Another benefit to PaaS is that you can ask for hundreds or thousands of new nodes of computing power – there’s no provisioning, it just happens. And you can stop using them quicker – and the base code for your application does not have to change to make this happen.
Windows Azure Roles and Their Use
If you need your code to have a user interface, in Visual Studio you add a Web Role to your project, and if the code needs to do work that doesn’t involve a user interface you can add a Worker Role. They are just containers that act a certain way. I’ll provide more detail on those later.
Note: That’s a general description, so it’s not entirely accurate, but it’s accurate enough for this discussion.
So now we’re back to that VM Role. Because of the name, some have mistakenly thought that you can take a Virtual Machine running, say Linux, and deploy it to Windows Azure using this Role. But you can’t. That’s not what it is designed for at all. If you do need that kind of deployment, you should look into Hyper-V and System Center to create the Private or Public Infrastructure as a Service. What the VM Role is actually designed to do is to allow you to have a great deal of control over the system where your code will run. Let’s take an example.
You’ve heard about Windows Azure, and Platform programming.
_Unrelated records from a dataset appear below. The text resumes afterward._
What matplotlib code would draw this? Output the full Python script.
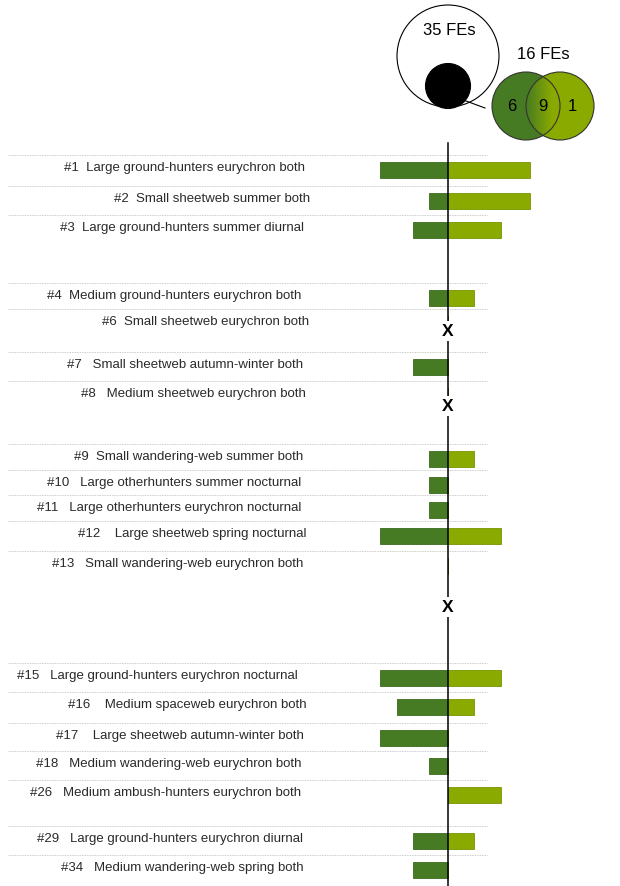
import numpy as np
import matplotlib.pyplot as plt
from matplotlib.patches import Circle

plt.rcParams['font.family'] = ['Liberation Sans', 'DejaVu Sans']

# functional entities (FEs), top to bottom
fe_ids = ['#1', '#2', '#3', '#4', '#6', '#7', '#8', '#9', '#10', '#11', '#12',
          '#13', '#15', '#16', '#17', '#18', '#26', '#29', '#34']
fe_names = ['Large ground-hunters eurychron both',
            'Small sheetweb summer both',
            'Large ground-hunters summer diurnal',
            'Medium ground-hunters eurychron both',
            'Small sheetweb eurychron both',
            'Small sheetweb autumn-winter both',
            'Medium sheetweb eurychron both',
            'Small wandering-web summer both',
            'Large otherhunters summer nocturnal',
            'Large otherhunters eurychron nocturnal',
            'Large sheetweb spring nocturnal',
            'Small wandering-web eurychron both',
            'Large ground-hunters eurychron nocturnal',
            'Medium spaceweb eurychron both',
            'Large sheetweb autumn-winter both',
            'Medium wandering-web eurychron both',
            'Medium ambush-hunters eurychron both',
            'Large ground-hunters eurychron diurnal',
            'Medium wandering-web spring both']
# left (dark green) and right (light green) bar lengths
left_vals = [4.0, 1.1, 2.05, 1.1, 0, 2.05, 0, 1.1, 1.1, 1.1, 4.0,
             0, 4.0, 3.0, 4.0, 1.1, 0, 2.05, 2.05]
right_vals = [4.8, 4.8, 3.1, 1.5, 0, 0, 0, 1.5, 0, 0, 3.1,
              0, 3.1, 1.5, 0, 0, 3.1, 1.5, 0]
absent = ['#6', '#8', '#13']

# venn counts
big_label = '35 FEs'
small_label = '16 FEs'
venn_counts = [6, 9, 1]

# layout (pixels from top)
row_top = [155, 186, 215, 283, 309, 352, 381, 444, 470, 495, 521,
           551, 663, 692, 723, 751, 780, 826, 855]
gap = [2, 2, 2, 2, 2, 3, 3, 2, 3, 3, 4, 3, 3, 4, 4, 3, 3, 3, 3]
label_right = [305, 310, 304, 301, 309, 303, 306, 303, 301, 301, 307,
               303, 298, 307, 304, 302, 301, 303, 304]
x_offset = {'#6': 22, '#8': 25, '#13': 56}
px_unit = 17.0
x0_px = 448
dark = '#467a23'
light = '#8aaa00'

fig = plt.figure(figsize=(6.2, 8.86), dpi=100)

# pixel-space axes for decorations
axp = fig.add_axes([0, 0, 1, 1])
axp.set_xlim(0, 620)
axp.set_ylim(886, 0)
axp.axis('off')

# bar axes sharing the pixel y coordinates
ax = fig.add_axes([0, 0, 1, 1])
ax.set_xlim(-x0_px / px_unit, (620 - x0_px) / px_unit)
ax.set_ylim(886, 0)
ax.axis('off')
ax.patch.set_alpha(0)

rows = np.array(row_top, dtype=float)
bar_y = rows + 14.5
lv = np.array(left_vals)
rv = np.array(right_vals)
ax.barh(bar_y, -lv, height=16, left=0, color=dark, edgecolor='#3a6a1c', linewidth=0.6, zorder=2)
ax.barh(bar_y, rv, height=16, left=0, color=light, edgecolor='#789400', linewidth=0.6, zorder=2)

for i, (fid, name) in enumerate(zip(fe_ids, fe_names)):
    axp.plot([8, 487], [rows[i], rows[i]], ls=(0, (1, 1)), color='#bbbbbb', lw=0.6)
    axp.text(label_right[i], rows[i] + 13, fid + ' ' * gap[i] + name, ha='right', va='center',
             fontsize=9.5, color='#2a2a2a')
    if fid in absent:
        ax.text(0, rows[i] + x_offset[fid], 'X', ha='center', va='center',
                fontsize=12.5, fontweight='bold', color='black', zorder=5,
                bbox=dict(facecolor='white', edgecolor='none', pad=1.5))

ax.plot([0, 0], [143, 886], color='black', lw=1.1, zorder=3)

# venn diagrams
axp.add_patch(Circle((448, 56), 51, facecolor='white', edgecolor='black', lw=0.8))
axp.add_patch(Circle((448, 86), 22.5, facecolor='black', edgecolor='black', lw=0.8))
axp.plot([466, 485], [101, 108], color='black', lw=0.8)
axp.text(449, 30, big_label, ha='center', va='center', fontsize=12)
axp.text(543, 54, small_label, ha='center', va='center', fontsize=12)

c1 = (526, 106)
c2 = (560, 106)
r = 34
axp.add_patch(Circle(c1, r, facecolor=dark, edgecolor='none'))
axp.add_patch(Circle(c2, r, facecolor=light, edgecolor='none'))

# gradient in the overlap
gx = np.linspace(c2[0] - r, c1[0] + r, 120)
gy = np.linspace(c1[1] - r, c1[1] + r, 200)
X, Y = np.meshgrid(gx, gy)
inside = (((X - c1[0])**2 + (Y - c1[1])**2) <= r**2) & (((X - c2[0])**2 + (Y - c2[1])**2) <= r**2)
t = np.clip((X - gx[0]) / (gx[-1] - gx[0]) * 1.3, 0, 1)
dc = np.array([0x46, 0x7a, 0x23]) / 255
lc = np.array([0x8a, 0xaa, 0x00]) / 255
img = np.zeros(X.shape + (4,))
for k in range(3):
    img[..., k] = dc[k] * (1 - t) + lc[k] * t
img[..., 3] = inside.astype(float)
axp.imshow(img, extent=(gx[0], gx[-1], gy[-1], gy[0]), origin='upper',
           aspect='auto', interpolation='bilinear', zorder=2)
axp.add_patch(Circle(c1, r, fill=False, edgecolor='#333333', lw=0.8, zorder=3))
axp.add_patch(Circle(c2, r, fill=False, edgecolor='#333333', lw=0.8, zorder=3))
axp.set_xlim(0, 620)
axp.set_ylim(886, 0)

for xx, n in zip([512, 543, 572], venn_counts):
    axp.text(xx, 106, str(n), ha='center', va='center', fontsize=12, zorder=4)

fig.savefig('out.png', dpi=100)
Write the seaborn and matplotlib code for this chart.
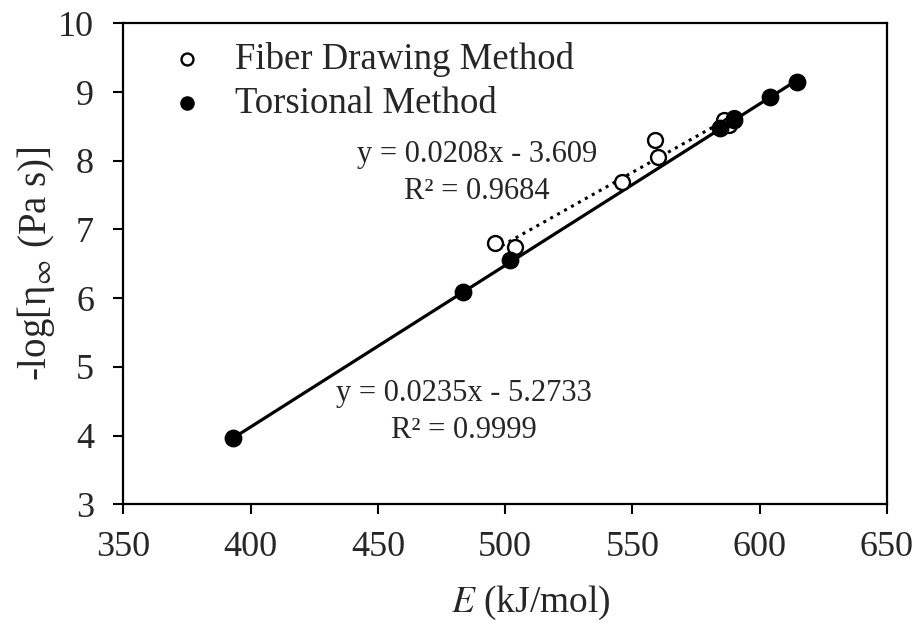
import numpy as np
import pandas as pd
import seaborn as sns
import matplotlib
matplotlib.use("Agg")
import matplotlib.pyplot as plt

# values
fiber_E = [496, 504, 546, 559, 560, 586, 588, 590]
fiber_logeta = [6.80, 6.75, 7.69, 8.30, 8.06, 8.60, 8.52, 8.62]
tors_E = [393, 483.5, 502, 584.5, 590, 604, 614.5]
tors_logeta = [3.96, 6.09, 6.56, 8.47, 8.60, 8.93, 9.14]

# trend line equations printed on the chart
fiber_fit = (0.0208, -3.609)
tors_fit = (0.0235, -5.2733)
fiber_eq = ["y = 0.0208x - 3.609", "R² = 0.9684"]
tors_eq = ["y = 0.0235x - 5.2733", "R² = 0.9999"]

x_ticks = [350, 400, 450, 500, 550, 600, 650]
y_ticks = [3, 4, 5, 6, 7, 8, 9, 10]

sns.set_style("ticks")
plt.rcParams["font.family"] = ["Liberation Serif", "DejaVu Serif"]
plt.rcParams["mathtext.fontset"] = "stix"

fig = plt.figure(figsize=(9.2, 6.29), dpi=100)
ax = fig.add_axes([0.134, 0.198, 0.830, 0.765])

# trend lines from min to max of each series
tx = np.array([min(tors_E), max(tors_E)])
fx = np.array([min(fiber_E), max(fiber_E)])
sns.lineplot(x=tx, y=tors_fit[0] * tx + tors_fit[1], ax=ax, color="black",
             linewidth=2.3, zorder=2)
sns.lineplot(x=fx, y=fiber_fit[0] * fx + fiber_fit[1], ax=ax, color="black",
             linewidth=2.2, linestyle=(0, (1, 1.6)), zorder=2)

sns.scatterplot(x=fiber_E, y=fiber_logeta, ax=ax, marker="o", s=115,
                facecolor="white", edgecolor="black", linewidth=1.7,
                label="Fiber Drawing Method", zorder=3)
sns.scatterplot(x=tors_E, y=tors_logeta, ax=ax, marker="o", s=140,
                color="black", edgecolor="black", linewidth=1,
                label="Torsional Method", zorder=4)

ax.text(489, 8.09, fiber_eq[0], ha="center", va="center", fontsize=22)
ax.text(489, 7.55, fiber_eq[1], ha="center", va="center", fontsize=22)
ax.text(484, 4.62, tors_eq[0], ha="center", va="center", fontsize=22)
ax.text(484, 4.08, tors_eq[1], ha="center", va="center", fontsize=22)

ax.set_xlim(350, 650)
ax.set_ylim(3, 10)
ax.set_xticks(x_ticks)
ax.set_yticks(y_ticks)
ax.tick_params(labelsize=26, width=1.5, length=7, direction="out", color="black")
ax.tick_params(axis="x", pad=12)
ax.tick_params(axis="y", pad=14)
for side in ["left", "bottom", "right", "top"]:
    ax.spines[side].set_linewidth(1.6)
    ax.spines[side].set_color("black")
ax.set_xlabel("$E$ (kJ/mol)", fontsize=27, labelpad=14, x=0.534)
ax.set_ylabel(r"-log[η$_\infty$ (Pa s)]", fontsize=28, labelpad=1)

leg = ax.legend(loc="upper left", bbox_to_anchor=(0.002, 1.015), frameon=False,
                fontsize=26.5, handletextpad=0.3, labelspacing=0.26,
                markerscale=0.8, borderaxespad=0.3)

fig.savefig("out.png", dpi=100)
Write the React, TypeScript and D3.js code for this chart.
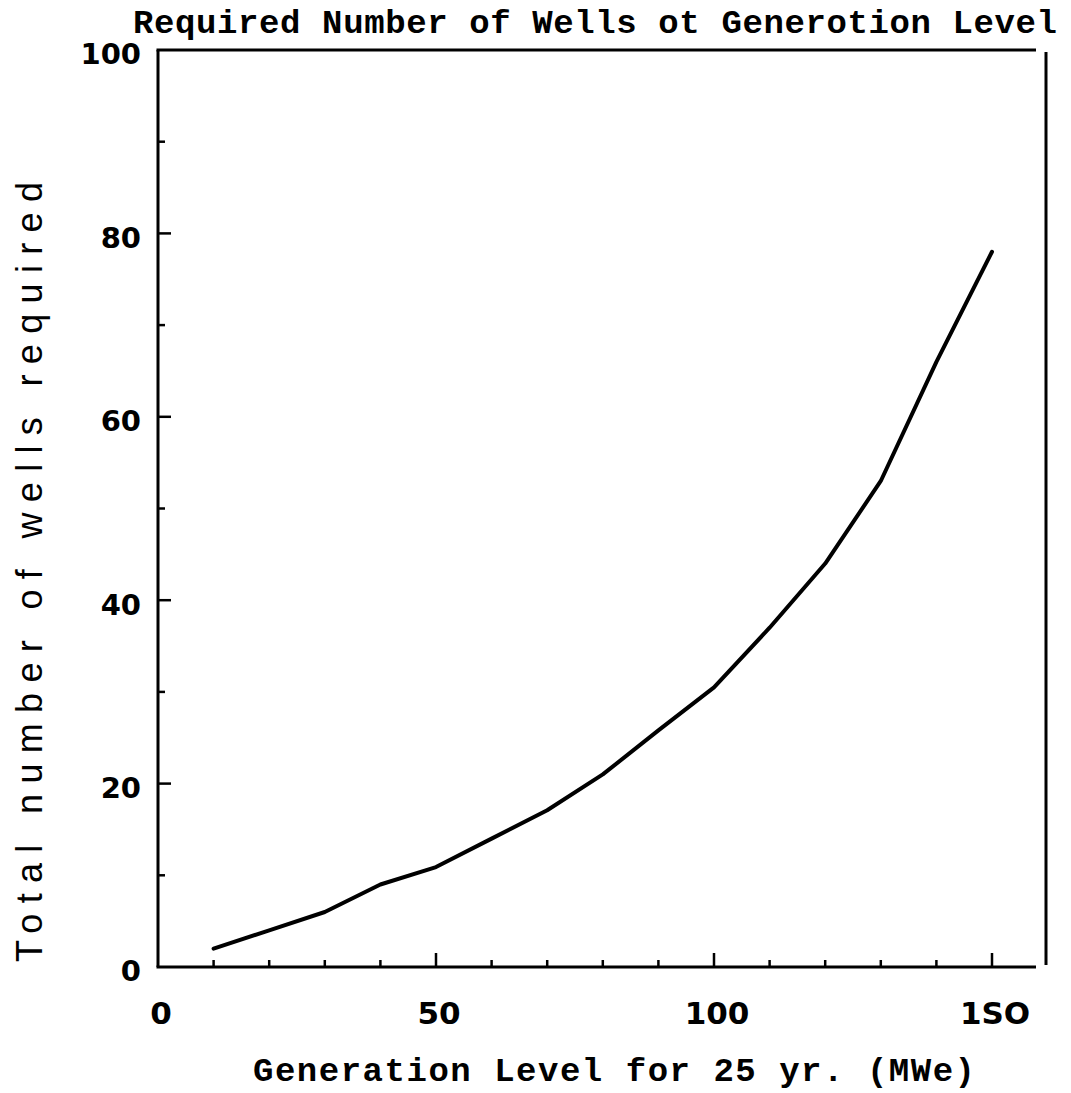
import { useEffect } from 'react';
import * as d3 from 'd3';

// Values (generation level in MWe -> wells required)
const generationLevels = [10, 20, 30, 40, 50, 60, 70, 80, 90, 100, 110, 120, 130, 140, 150];
const wellsRequired = [2.0, 4.0, 6.0, 9.0, 10.9, 14.0, 17.1, 21.0, 25.8, 30.5, 37.0, 44.0, 53.0, 66.0, 78.0];

const xMajorTicks = [0, 50, 100, 150];
const xTickLabels = ['0', '50', '100', '1SO'];
const xMinorTicks = [10, 20, 30, 40, 60, 70, 80, 90, 110, 120, 130, 140];

const yMajorTicks = [0, 20, 40, 60, 80, 100];
const yTickLabels = ['0', '20', '40', '60', '80', '100'];
const yMinorTicks = [10, 30, 50, 70, 90];

const title = 'Required Number of Wells ot Generotion Level';
const xTitle = 'Generation Level for 25 yr. (MWe)';
const yTitle = 'Total number of wells required';

const W = 1071;
const H = 1093;

export default function App() {
  useEffect(() => {
    document.body.style.margin = '0';
    document.body.style.overflow = 'hidden';
  }, []);

  const x = d3.scaleLinear().domain([0, 150]).range([158, 992]);
  const y = d3.scaleLinear().domain([0, 100]).range([967, 50]);

  const points = generationLevels.map((g, i) => ({ x: g, y: wellsRequired[i] }));
  const line = d3
    .line<{ x: number; y: number }>()
    .x((d) => x(d.x))
    .y((d) => y(d.y))
    .curve(d3.curveLinear);

  const ink = '#000';
  const monoFont = '"Liberation Mono", "DejaVu Sans Mono", monospace';
  const tickFont = '"DejaVu Sans", "Liberation Sans", sans-serif';

  const frameRight = 1036;
  const rightRule = 1046;

  return (
    <svg width={W} height={H} style={{ display: 'block', background: '#fff' }}>
      {/* title */}
      <text
        x={133}
        y={33}
        fontFamily={monoFont}
        fontWeight="bold"
        fontSize={34}
        fill={ink}
        textLength={924}
        lengthAdjust="spacing"
      >
        {title}
      </text>

      {/* frame: left axis, bottom axis, top rule, right rule */}
      <line x1={x(0)} x2={x(0)} y1={y(100)} y2={y(0)} stroke={ink} strokeWidth={3} />
      <line x1={x(0) - 1.5} x2={frameRight} y1={y(0)} y2={y(0)} stroke={ink} strokeWidth={3} />
      <line x1={x(0) - 1.5} x2={frameRight} y1={y(100)} y2={y(100)} stroke={ink} strokeWidth={3} />
      <line x1={rightRule} x2={rightRule} y1={y(100) + 2} y2={y(0) - 2} stroke={ink} strokeWidth={3} />

      {/* y ticks */}
      {yMajorTicks.filter((t) => t > 0 && t < 100).map((t) => (
        <line key={`ym-${t}`} x1={x(0)} x2={x(0) + 13} y1={y(t)} y2={y(t)} stroke={ink} strokeWidth={2.5} />
      ))}
      {yMinorTicks.map((t) => (
        <line key={`yn-${t}`} x1={x(0)} x2={x(0) + 7} y1={y(t)} y2={y(t)} stroke={ink} strokeWidth={2.5} />
      ))}
      {yMajorTicks.map((t, i) => (
        <text
          key={`yl-${t}`}
          x={141}
          y={y(t) + 4}
          dy="0.36em"
          textAnchor="end"
          fontFamily={tickFont}
          fontWeight="bold"
          fontSize={29}
          fill={ink}
        >
          {yTickLabels[i]}
        </text>
      ))}

      {/* x ticks */}
      {xMajorTicks.filter((t) => t > 0).map((t) => (
        <line key={`xm-${t}`} x1={x(t)} x2={x(t)} y1={y(0)} y2={y(0) - 14} stroke={ink} strokeWidth={2.5} />
      ))}
      {xMinorTicks.map((t) => (
        <line key={`xn-${t}`} x1={x(t)} x2={x(t)} y1={y(0)} y2={y(0) - 7} stroke={ink} strokeWidth={2.5} />
      ))}
      {xMajorTicks.map((t, i) => (
        <text
          key={`xl-${t}`}
          x={x(t) + 3}
          y={1013}
          dy="0.36em"
          textAnchor="middle"
          fontFamily={tickFont}
          fontWeight="bold"
          fontSize={31}
          fill={ink}
        >
          {xTickLabels[i]}
        </text>
      ))}

      {/* curve */}
      <path
        d={line(points) ?? undefined}
        fill="none"
        stroke={ink}
        strokeWidth={4}
        strokeLinejoin="round"
        strokeLinecap="round"
      />

      {/* axis titles */}
      <text
        x={253}
        y={1081}
        fontFamily={monoFont}
        fontWeight="bold"
        fontSize={34}
        fill={ink}
        textLength={722}
        lengthAdjust="spacing"
      >
        {xTitle}
      </text>
      <text
        transform={`translate(42, 962) rotate(-90)`}
        x={0}
        y={0}
        fontFamily='"Liberation Sans", Arial, sans-serif'
        fontSize={36}
        fill={ink}
        textLength={780}
        lengthAdjust="spacing"
      >
        {yTitle}
      </text>
    </svg>
  );
}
You’re convinced it’s the right way to code. But you have a lot of things you’ve written in another way at your company. Re-writing all of your code to take advantage of Windows Azure will take a long time. Or perhaps you have a certain version of Apache Web Server that you need for your code to work. In both cases, you think you can (or already have) code the the software to be “Stateless”, you just need more control over the place where the code runs. That’s the place where a VM Role makes sense.
Virtualizing servers alone has limitations of scale, availability and recovery. Microsoft’s offering in this area is Hyper-V and System Center, not the VM Role. The VM Role is still used for running Stateless code, just like the Web and Worker Roles, with the exception that it allows you more control over the environment of where that code runs.